Essas ideias levaram Bohn e o pesquisador turco-americano Elmira Bayrasli a iniciar o Foreign Policy Interrupted, um programa de bolsas de estudo e uma plataforma educacional que busca mudar a proporção de homens para mulheres falando sobre questões de política externa na mídia.
O programa reúne jornalistas e especialistas, editores, produtores, grupos de reflexão e organizadores de conferências e oferece treinamento de mídia e workshops sobre escrita e publicação de reportagens. O boletim semanal do grupo coloca em destaque o trabalho feito por mulheres e dissipa argumentos como, por exemplo, que não há especialistas em Coreia do Norte.

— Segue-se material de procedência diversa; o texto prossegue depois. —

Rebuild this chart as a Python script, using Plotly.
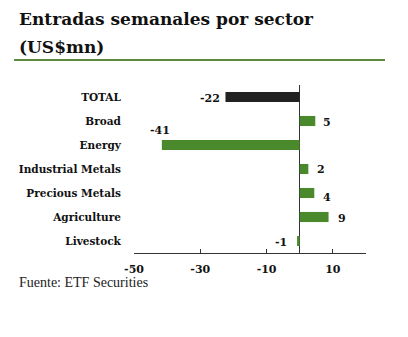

Quinze minutos a mais - Yong decidiu corrigir a relação homem-mulher em seu trabalho acompanhando seu progresso em uma planilha, enquanto buscava as pessoas certas, as mulheres certas, para incluir em suas reportagens. Isso acabou demandando um pouco mais de tempo, contou ele, foram mais ou menos 15 minutos extras para procurar especificamente por mulheres a serem incluídas nas reportagens. Mas, segundo Yong, isso não foi difícil. Após quatro meses de esforço extra, ele conseguiu aumentar a proporção de vozes femininas para 50%.
"Eu acho que os homens deveriam assumir a responsabilidade por coisas como esta de forma séria. Se você considera que os homens superam em número as mulheres nas redações e contam com todos os tipos de vantagens estruturais na mídia, assim como o fato de que as fontes masculinas são mais numerosas que as femininas, parece lógico apontar que os homens têm uma responsabilidade maior de corrigir esse desequilíbrio”.
Além da responsabilidade, o tema também deveria ser de interesse dos homens, afirma Lauren Bohn.